New labor platforms enable insurers to take advantage of a blended workforce—internal and external workers—to fill their talent needs.

Insurance is on the cusp of a skills crisis as it struggles to attract “born digital” professionals to join the industry. The industry also faces the retirement of a vast part of its existing workforce over the next few years. The Insurance Information Institute, a US-based industry association, estimates that half of the country’s insurance workforce is aged 45 or above. A quarter of them are expected to retire by 2018.

Squaring up to this growing skills challenge will demand creativity and commitment. Insurance organizations must reimagine their workplace practices for a generation that expects to find collaboration technologies at work and that is open to freelance and portfolio careers. New labor platforms and collaboration tools offer insurance carriers a means to do just that.

23 percent of insurance executives currently view freelance workers as a seamless part of the workforce.

Some insurers are leveraging technology solutions that efficiently match the supply and demand for people and skills. When State Farm wanted to determine if dashboard cameras could detect driver distraction and alert the driver, it crowdsourced machine learning solutions through a contest on the Kaggle platform. Other insurers such as Allstate and AXA have also used Kaggle.

On-demand labor platforms like Freelancer and Gigster, which also provide online work management solutions, enable insurers to virtualize part of the workforce.
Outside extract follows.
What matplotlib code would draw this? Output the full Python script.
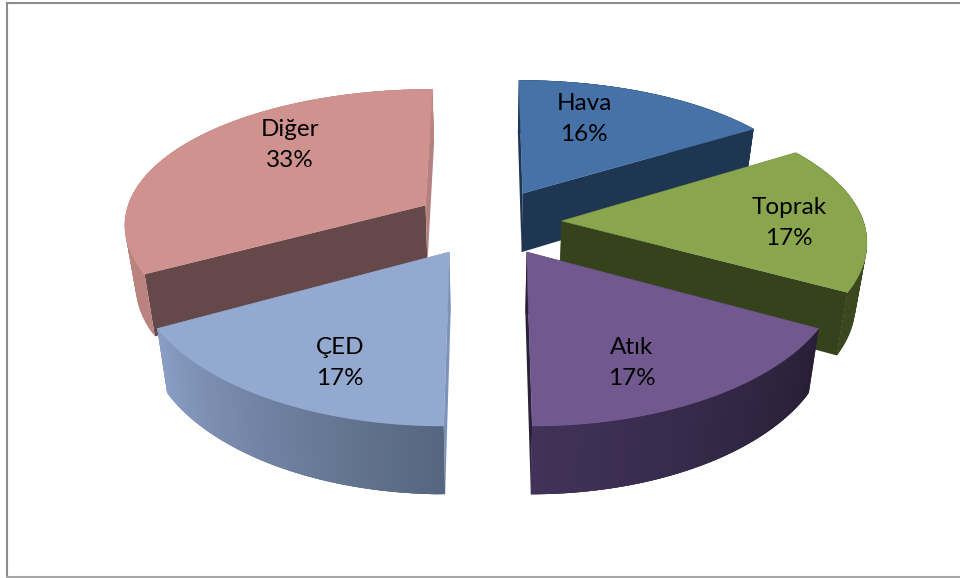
import numpy as np
import matplotlib
matplotlib.use('Agg')
import matplotlib.pyplot as plt
from matplotlib.colors import to_rgb
from matplotlib.patches import Polygon

# clockwise from the top, same order as the original chart
labels = ['Hava', 'Toprak', 'Atık', 'ÇED', 'Diğer']
values = [16, 17, 17, 17, 33]

top_colors = ['#4672a8', '#89a54e', '#71588f', '#93a9cf', '#cf928e']
cut_start = ['#1f3653', '#36421c', '#2a2038', '#7d92b8', '#65494a']
cut_end = ['#1f3653', '#36421c', '#2a2038', '#7d92b8', '#b48280']
wall_start = ['#1f3653', '#3a471f', '#281f36', '#56667f', '#bb8380']
wall_end = ['#1f3653', '#3a471f', '#42325a', '#8a9ec4', '#bb8380']

label_pos = [(584, 119), (789, 223), (632, 363), (340, 363), (290, 145)]
draw_order = [0, 4, 1, 3, 2]

# pixel geometry of the fake 3d projection
cx, cy = 488, 222
fx, fy = 302, 138
persp_x = 0.125
persp_y = 0.15
persp_d = 0.1
depth = 60
shrink = 0.03
explode = 0.244


def project(X, Y, z=0.0):
    x = cx + fx * X * (1 - shrink * z) / (1 + persp_x * Y)
    y = cy - fy * Y / (1 + persp_y * Y) + depth * z / (1 + persp_d * Y)
    return np.column_stack([x, y])


fig = plt.figure(figsize=(9.6, 5.78), dpi=100)
ax = fig.add_axes([0, 0, 1, 1])
ax.set_xlim(0, 960)
ax.set_ylim(578, 0)
ax.axis('off')

# chart area frame, right side runs off the picture
ax.plot([960, 6.5, 6.5], [2.5, 2.5, 578], color='#8c8c8c', lw=1.5, solid_joinstyle='miter')
ax.plot([6.5, 960], [577, 577], color='#a6a6a6', lw=1.5)

edges = np.cumsum([0] + values) / sum(values) * 2 * np.pi

for n, i in enumerate(draw_order):
    a0, a1 = edges[i], edges[i + 1]
    mid = (a0 + a1) / 2
    ox, oy = explode * np.sin(mid), explode * np.cos(mid)
    th = np.linspace(a0, a1, 120)
    rx, ry = ox + np.sin(th), oy + np.cos(th)
    rim_top = project(rx, ry, 0)
    rim_bot = project(rx, ry, 1)
    apex_top = project(np.array([ox]), np.array([oy]), 0)
    apex_bot = project(np.array([ox]), np.array([oy]), 1)
    z = 2 + n

    # the two cut faces
    for k, col in ((0, cut_start[i]), (-1, cut_end[i])):
        face = [apex_top[0], rim_top[k], rim_bot[k], apex_bot[0]]
        ax.add_patch(Polygon(face, closed=True, fc=col, ec='none', zorder=z))

    # outer wall as overlapping strips so no seams show between them
    c0, c1 = np.array(to_rgb(wall_start[i])), np.array(to_rgb(wall_end[i]))
    for j in range(len(th) - 1):
        j2 = min(j + 3, len(th) - 1)
        quad = [rim_top[j], rim_top[j2], rim_bot[j2], rim_bot[j]]
        t = j / (len(th) - 2)
        ax.add_patch(Polygon(quad, closed=True, fc=c0 + (c1 - c0) * t, ec='none', zorder=z))

    top = np.vstack([apex_top, rim_top])
    ax.add_patch(Polygon(top, closed=True, fc=top_colors[i], ec=top_colors[i], lw=0.3, zorder=z))

for name, val, (lx, ly) in zip(labels, values, label_pos):
    ax.text(lx, ly, f'{name}\n{val}%', ha='center', va='center', fontsize=17.5,
            family='Lato', color='black', linespacing=1.6, zorder=10)

fig.savefig('out.png', dpi=100)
And Upwork is a platform that enables insurance carriers to complement their long-term traditional workforce with the borrowed skills and experience of external workers. Of Fortune 500 companies, 100 are already using Upwork.
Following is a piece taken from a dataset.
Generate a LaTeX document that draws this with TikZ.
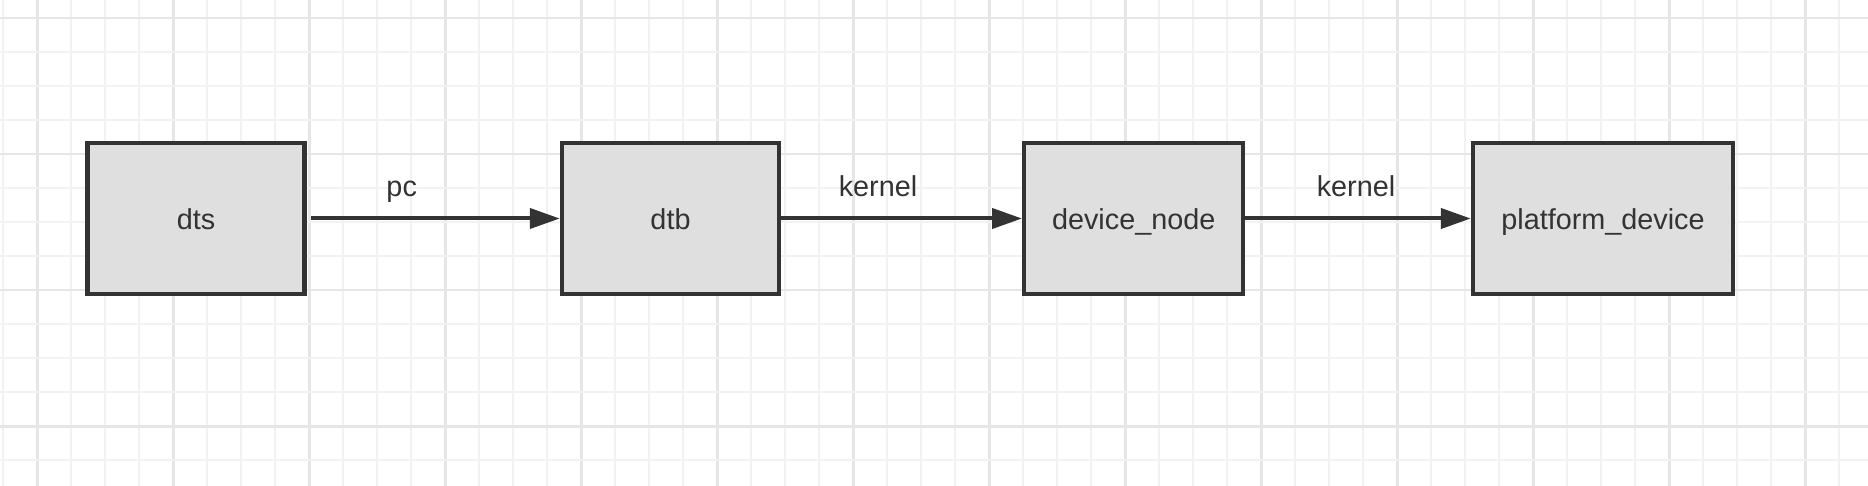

Insurance business platforms. From legacy models to a corporate marketplace.

Nearly 30 percent of insurers in our survey are already using such platforms on a large scale or broadly across their businesses and another 48 percent use them in select business areas. Insurers who are not yet using platforms can test the waters without making major changes to their existing management models, perhaps by placing an emphasis on areas where skills are in short supply such as analytics and digital customer experience.

This will suit the pace of evolution in a conservative industry where organizations have tended to be structured around specialist disciplines such as underwriting and claims and have retained their line-of-business siloes. From these experiments, insurers can begin to transform their workforces more broadly.

By efficiently planning, managing and overseeing the remote execution of work, and taking advantage of platforms to do so, insurers can leverage both internal and external workers—continuing to draw on retired workers who wish to work part-time or pulling in the skills of high-end professionals as needed.